Early lease bills often contain more than the remaining monthly payments. Read the itemized quote line by line. Ask the lessor to explain anything vague before you agree.

  • Early termination charge or formula amount
  • Disposition or turn-in fee
  • Purchase-option fee if you buy the vehicle
  • Excess mileage charge
  • Wear-and-tear charges
  • Past-due payments, late fees, tolls, or tickets
  • Tax, title, registration, or dealer document fees

How Apartment Lease Payoffs Usually Work

For a rental home, “paying off” a lease often means paying rent through the end date or paying the early move-out amount in the lease. Some leases set a flat break fee. Others require rent until a new tenant starts paying.

Read the notice clause before moving. Many leases require written notice, a minimum notice period, a forwarding address, and a move-out inspection. Skipping those steps can add fees even when you pay a break charge.

USAGov tells renters to read the lease carefully before getting outside help and points tenants to state agencies for landlord disputes. Its tenant rights page is a good starting point when the lease terms and local rules clash.

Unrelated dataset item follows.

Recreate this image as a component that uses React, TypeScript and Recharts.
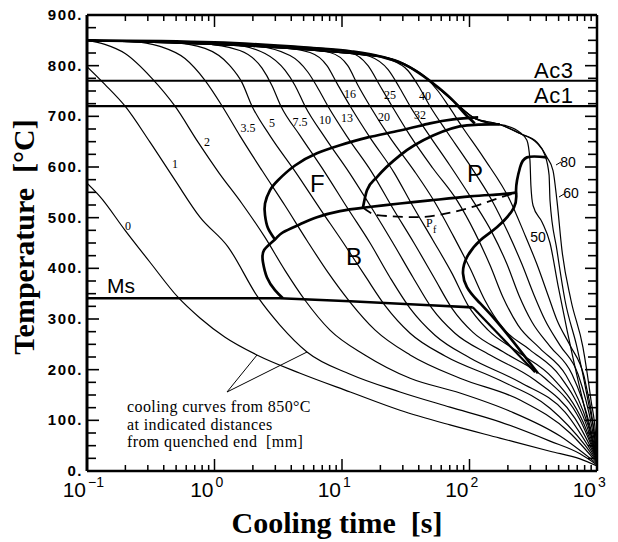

When A Landlord May Reduce The Bill

A landlord may agree to a lower amount if you help make the unit easy to rent again. Clean the unit, return every key, allow showings when allowed, and give a move-out date in writing.

You can also ask whether a qualified replacement renter would cut the balance. Get any agreement in writing. A phone promise is weak if the final ledger later shows rent, fees, and damage claims.

Best Early Lease Exit Choice By Situation

The right move depends on cash, timing, and what the leased property is worth. A payoff that feels painful may still beat months of payments on something you no longer use.

Your Situation Likely Better Move Why It May Cost Less
Car is worth more than the buyout Buy out or sell after payoff Market value may offset the payoff
Car has excess miles Compare buyout with return Buying may avoid mileage fees
Apartment has months left Ask about reletting or replacement renter A new tenant may cut unpaid rent
Lease ends soon Finish the term if cash allows Exit fees may exceed remaining payments
Income dropped Request a hardship plan Some lessors prefer partial recovery

Steps Before You Pay Anything

Get the numbers in writing, then compare choices on one page. The goal is not to find the prettiest option. The goal is to find the option that leaves the smallest total bill and the cleanest record.

  1. Read the early termination and purchase-option clauses.
  2. Request a dated payoff quote and an early termination quote.
  3. Ask what fees are not included in the quote.
  4. Check the current value of the car, equipment, or rental demand.
  5. Ask whether transfer, buyout, reletting, or a payment plan is allowed.
  6. Save emails, notices, inspection photos, receipts, and payment records.

How To Ask For A Better Exit

Be clear and calm. Say when you need to leave, what you can pay, and which option you want priced. For an apartment, ask for the exact move-out balance and how it changes if the unit is rented again. For a car, ask for the buyout, early return amount, and any dealer-only limits on third-party sales.

Don’t rely on a verbal answer from a salesperson, leasing agent, or desk clerk. Ask for the quote by email or through the account portal. Then pay only through the official method listed by the lessor.

Final Check Before You End The Lease

You can pay off a lease early, but the cheapest route is the one your contract and numbers prove. A buyout may beat a return. A transfer may beat a lump-sum payoff. Waiting two months may beat paying a large termination charge today.

Before you act, compare the written payoff, termination, and transfer options. If the dollar gap is large, get local legal or financial guidance tied to your state and contract. A careful exit can save money, protect your credit, and keep the final bill from turning into a nasty surprise.